→ Task:
Extract everything from the first line through the line with "['0,0', '1,5', '2,5', '3,5', '4,0', '4,5', '5,5', '6,0'];", both ends included, except for any pictures.
═════ Given data
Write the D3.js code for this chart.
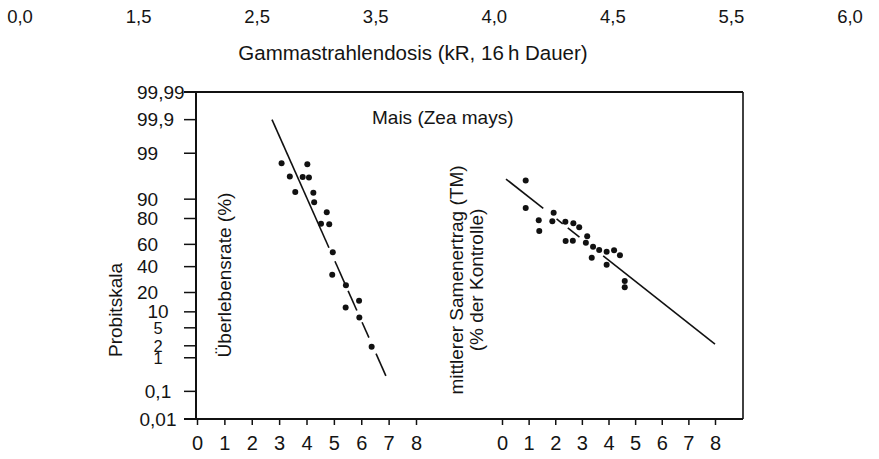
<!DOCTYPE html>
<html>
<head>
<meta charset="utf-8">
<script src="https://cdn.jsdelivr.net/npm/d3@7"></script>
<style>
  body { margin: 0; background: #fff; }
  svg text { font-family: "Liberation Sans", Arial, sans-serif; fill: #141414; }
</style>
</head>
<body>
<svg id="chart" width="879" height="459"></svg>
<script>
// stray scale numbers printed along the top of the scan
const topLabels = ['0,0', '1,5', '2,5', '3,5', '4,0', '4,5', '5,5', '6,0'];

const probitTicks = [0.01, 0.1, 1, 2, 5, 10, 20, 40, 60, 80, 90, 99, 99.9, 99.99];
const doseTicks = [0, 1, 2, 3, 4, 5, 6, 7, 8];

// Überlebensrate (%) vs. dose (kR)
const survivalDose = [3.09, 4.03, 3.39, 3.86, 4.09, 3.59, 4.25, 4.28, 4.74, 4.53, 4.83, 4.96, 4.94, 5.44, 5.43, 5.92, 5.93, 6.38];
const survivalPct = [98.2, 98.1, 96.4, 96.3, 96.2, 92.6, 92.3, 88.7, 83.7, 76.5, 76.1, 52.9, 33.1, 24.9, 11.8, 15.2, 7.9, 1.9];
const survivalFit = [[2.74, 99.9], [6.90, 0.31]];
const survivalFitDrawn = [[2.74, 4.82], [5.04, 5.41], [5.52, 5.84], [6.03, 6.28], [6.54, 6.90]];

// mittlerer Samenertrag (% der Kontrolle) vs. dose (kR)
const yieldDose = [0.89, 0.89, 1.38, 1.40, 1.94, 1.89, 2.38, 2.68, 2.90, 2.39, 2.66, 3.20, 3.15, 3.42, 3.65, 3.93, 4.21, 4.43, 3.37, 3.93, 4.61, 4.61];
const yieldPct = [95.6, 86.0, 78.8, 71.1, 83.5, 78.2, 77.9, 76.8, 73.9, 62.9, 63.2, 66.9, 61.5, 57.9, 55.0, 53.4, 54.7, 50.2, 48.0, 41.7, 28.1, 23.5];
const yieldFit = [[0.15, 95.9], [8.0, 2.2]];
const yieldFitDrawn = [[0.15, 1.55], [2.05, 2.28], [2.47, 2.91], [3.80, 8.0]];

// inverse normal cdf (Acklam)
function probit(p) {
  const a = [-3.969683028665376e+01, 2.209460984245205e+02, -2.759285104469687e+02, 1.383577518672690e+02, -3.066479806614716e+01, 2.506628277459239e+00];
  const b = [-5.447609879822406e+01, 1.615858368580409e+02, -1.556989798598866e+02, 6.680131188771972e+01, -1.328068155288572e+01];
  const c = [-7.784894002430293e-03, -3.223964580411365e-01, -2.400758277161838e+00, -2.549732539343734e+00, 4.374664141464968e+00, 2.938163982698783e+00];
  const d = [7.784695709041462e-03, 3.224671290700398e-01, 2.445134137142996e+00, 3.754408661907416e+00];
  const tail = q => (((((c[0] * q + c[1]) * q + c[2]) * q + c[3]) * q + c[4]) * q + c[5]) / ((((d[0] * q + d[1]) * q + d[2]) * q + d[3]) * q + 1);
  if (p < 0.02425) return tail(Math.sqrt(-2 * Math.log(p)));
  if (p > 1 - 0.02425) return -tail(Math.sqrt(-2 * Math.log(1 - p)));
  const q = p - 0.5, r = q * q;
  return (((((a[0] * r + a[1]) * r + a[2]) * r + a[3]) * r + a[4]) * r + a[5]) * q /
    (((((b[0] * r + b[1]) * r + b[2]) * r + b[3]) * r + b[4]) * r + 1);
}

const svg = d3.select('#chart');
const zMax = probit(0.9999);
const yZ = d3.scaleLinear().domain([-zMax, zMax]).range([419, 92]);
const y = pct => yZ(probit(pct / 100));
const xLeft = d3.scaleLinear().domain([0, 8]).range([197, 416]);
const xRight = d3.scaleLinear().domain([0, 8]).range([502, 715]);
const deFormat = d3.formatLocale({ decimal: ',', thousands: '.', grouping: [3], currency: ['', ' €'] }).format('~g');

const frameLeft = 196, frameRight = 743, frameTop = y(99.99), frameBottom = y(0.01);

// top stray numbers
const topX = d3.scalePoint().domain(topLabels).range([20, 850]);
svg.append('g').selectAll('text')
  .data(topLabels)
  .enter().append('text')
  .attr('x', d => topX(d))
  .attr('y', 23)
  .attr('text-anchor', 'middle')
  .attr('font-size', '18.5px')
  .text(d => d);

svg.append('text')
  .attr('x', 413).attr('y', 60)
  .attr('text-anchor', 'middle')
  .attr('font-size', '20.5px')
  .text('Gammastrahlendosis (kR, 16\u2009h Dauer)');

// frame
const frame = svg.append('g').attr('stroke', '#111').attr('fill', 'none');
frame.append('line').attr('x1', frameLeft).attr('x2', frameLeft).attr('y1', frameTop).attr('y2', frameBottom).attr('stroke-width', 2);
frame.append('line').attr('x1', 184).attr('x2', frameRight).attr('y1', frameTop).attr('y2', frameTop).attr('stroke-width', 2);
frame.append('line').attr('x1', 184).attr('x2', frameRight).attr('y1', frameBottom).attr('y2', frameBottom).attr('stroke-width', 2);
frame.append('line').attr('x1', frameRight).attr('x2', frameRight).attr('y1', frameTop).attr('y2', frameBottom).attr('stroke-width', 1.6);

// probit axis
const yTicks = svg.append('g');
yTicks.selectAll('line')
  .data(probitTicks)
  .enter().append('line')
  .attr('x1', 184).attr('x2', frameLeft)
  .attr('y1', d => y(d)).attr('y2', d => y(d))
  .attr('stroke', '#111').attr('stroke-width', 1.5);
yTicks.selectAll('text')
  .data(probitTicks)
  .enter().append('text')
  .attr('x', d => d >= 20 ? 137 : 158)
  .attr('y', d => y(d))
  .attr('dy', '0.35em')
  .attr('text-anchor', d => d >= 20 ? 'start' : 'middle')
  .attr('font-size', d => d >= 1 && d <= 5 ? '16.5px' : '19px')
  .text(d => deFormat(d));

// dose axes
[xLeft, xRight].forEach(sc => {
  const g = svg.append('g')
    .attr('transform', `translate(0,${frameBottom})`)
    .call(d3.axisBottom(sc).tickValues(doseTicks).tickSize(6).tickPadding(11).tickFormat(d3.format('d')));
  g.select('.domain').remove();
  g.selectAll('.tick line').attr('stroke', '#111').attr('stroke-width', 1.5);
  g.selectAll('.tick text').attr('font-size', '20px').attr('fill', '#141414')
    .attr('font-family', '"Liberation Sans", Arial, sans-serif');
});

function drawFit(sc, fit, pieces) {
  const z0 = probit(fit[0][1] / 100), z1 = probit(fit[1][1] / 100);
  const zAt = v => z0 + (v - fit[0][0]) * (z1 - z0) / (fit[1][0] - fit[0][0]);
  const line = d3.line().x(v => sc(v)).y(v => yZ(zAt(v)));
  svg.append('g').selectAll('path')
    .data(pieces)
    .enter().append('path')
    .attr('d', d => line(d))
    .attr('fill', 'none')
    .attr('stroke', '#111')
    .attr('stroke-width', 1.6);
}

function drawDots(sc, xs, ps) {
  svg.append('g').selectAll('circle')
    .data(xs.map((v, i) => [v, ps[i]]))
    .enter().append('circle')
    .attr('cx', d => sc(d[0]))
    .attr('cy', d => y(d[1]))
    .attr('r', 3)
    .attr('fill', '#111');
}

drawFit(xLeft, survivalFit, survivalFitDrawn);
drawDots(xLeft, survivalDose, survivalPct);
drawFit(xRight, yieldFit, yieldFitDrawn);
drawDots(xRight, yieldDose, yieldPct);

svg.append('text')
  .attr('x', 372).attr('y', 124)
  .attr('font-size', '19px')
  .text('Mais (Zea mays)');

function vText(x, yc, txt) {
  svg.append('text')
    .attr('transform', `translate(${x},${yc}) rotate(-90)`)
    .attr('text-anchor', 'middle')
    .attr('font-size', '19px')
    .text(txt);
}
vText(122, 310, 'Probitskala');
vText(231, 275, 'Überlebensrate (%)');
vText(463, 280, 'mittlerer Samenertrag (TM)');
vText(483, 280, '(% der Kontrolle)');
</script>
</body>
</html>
══════════
→ Result for this exercise:
Write the D3.js code for this chart.
<!DOCTYPE html>
<html>
<head>
<meta charset="utf-8">
<script src="https://cdn.jsdelivr.net/npm/d3@7"></script>
<style>
  body { margin: 0; background: #fff; }
  svg text { font-family: "Liberation Sans", Arial, sans-serif; fill: #141414; }
</style>
</head>
<body>
<svg id="chart" width="879" height="459"></svg>
<script>
// stray scale numbers printed along the top of the scan
const topLabels = ['0,0', '1,5', '2,5', '3,5', '4,0', '4,5', '5,5', '6,0'];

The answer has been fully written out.